Sunday, January 24, 2010

MORE THOUGHTS ON ETSY'S RELEVANCY SEARCH

Even though the first test day is over, this subject is obviously still on a lot of people's minds since the next two Thursdays are slated to revert to the relevancy default as Etsy continues to test, tweak and listen to feedback.

In continuing where I left off in this thread, I came upon a comment that I couldn't let pass without giving my thoughts on it (yeah, something new, right?)

"Ok, I'm trying to think like a buyer and see if this relevancy searching thing benefits me. Yes, if I'm looking for what I sell (hand stamped necklaces, etc.) the results ARE relevant. They are hand stamped necklaces. But I feel like it shouldn't be "random" (although I know it isn't actually random) where I end up in the search. I liked being able to control where I end up, by paying to get higher in the list (when all items are the same kind of items, and truly relevant). When your category has thousands of options, I feel like people SHOULD be able to pay for premium placement..."

You may feel like you are in control of where you are in the categories right now with the recency search, but I don't believe it is common knowledge for the majority of sellers that this is what is going on.  It is spreading daily as people either come to the forums and see it suggested or someone figures it out on their own, but if only 5% of the sellers on Etsy come to the forums, that's a lot of people who are not yet aware of this and therefore are not doing it.  I don't think the comment above is looking very far into the future, nor are they considering the impact of 200,000 sellers constantly renewing to be seen.

At some point even renewing will become useless, as you would have to renew so frequently that you would likely use up any profit and wind up paying Etsy more than the value of the product and wind up with a loss.  Etsy, and the sellers using renewing to stay visible in categories and search were able to coast along for a time before it hit critical mass, and Etsy had to retract their statements of support for this practice due to some features not being able to support it, such as the recently listed scrollbar at the bottom of the main page and the enlarging of the batches of listings that are uploaded to the inventory database.  Even though you still have a chance at being seen in the recently listed or the top of your category, it is no longer a given and can not be guaranteed.  And I think Etsy would be disingenuous to leave things as is because they had the shortsightedness not to see the potential for this to get out of control.  I know I mentioned this a few times during my forum posting days, but logical, well thought out ideas tend to be like trying to swim against the tide.

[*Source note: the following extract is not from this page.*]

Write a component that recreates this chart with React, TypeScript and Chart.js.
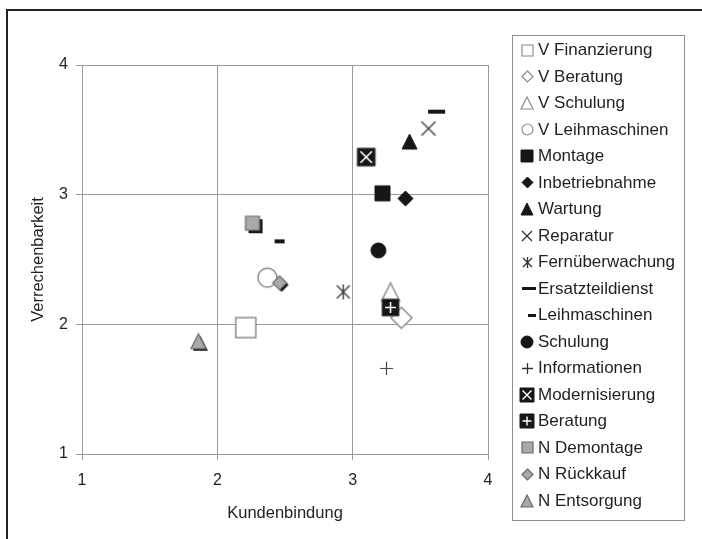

If they scrap relevancy as the default, I hope that they let all sellers know that in order to be on top of the search in their category they must renew items frequently or risk being buried and never seen.  I imagine they wouldn't do that though because the onslaught of 200,000 sellers all renewing constantly all day long, every day would render that completely useless.  And then what?

It is my opinion that Etsy, for all it does poorly, is actually trying to do something right.  The execution may be lacking, but looking at the bigger picture I believe they are trying to make a stable, reliable search tool.  Of course there are going to be flaws in the beginning, to expect it to work perfectly the first day is not realistic.  And without a group of active sellers to test it out and try to figure out ways to game the system, how are they ever going to refine it and make it useful?

To think that Etsy hasn't taken into consideration that the renewal revenue stream may be impacted by this is foolish.  I am quite certain they are aware that if they make renewing less necessary that there are people who will stop renewing.  I'm pretty certain someone at Etsy figured out that at some point people were going to start complaining that renewing is useless because they are still landing way back in the pages of the category.  Actually, people are already complaining about that, blaming 'batch listing' as the devil.  It would have been so much more practical to have renewing just extend your listing another 4 months and not have it go through the newly listed process because the concept of 'fresh listings' is really not accurate if the majority of those listings are renewals.

Etsy and some sellers rode the crest of the renewing wave, but all waves peak and then drop.  You can't ride a wave forever.  Thank goodness someone at Etsy realized this and decided to do something about it now rather than waiting for another critical mass situation.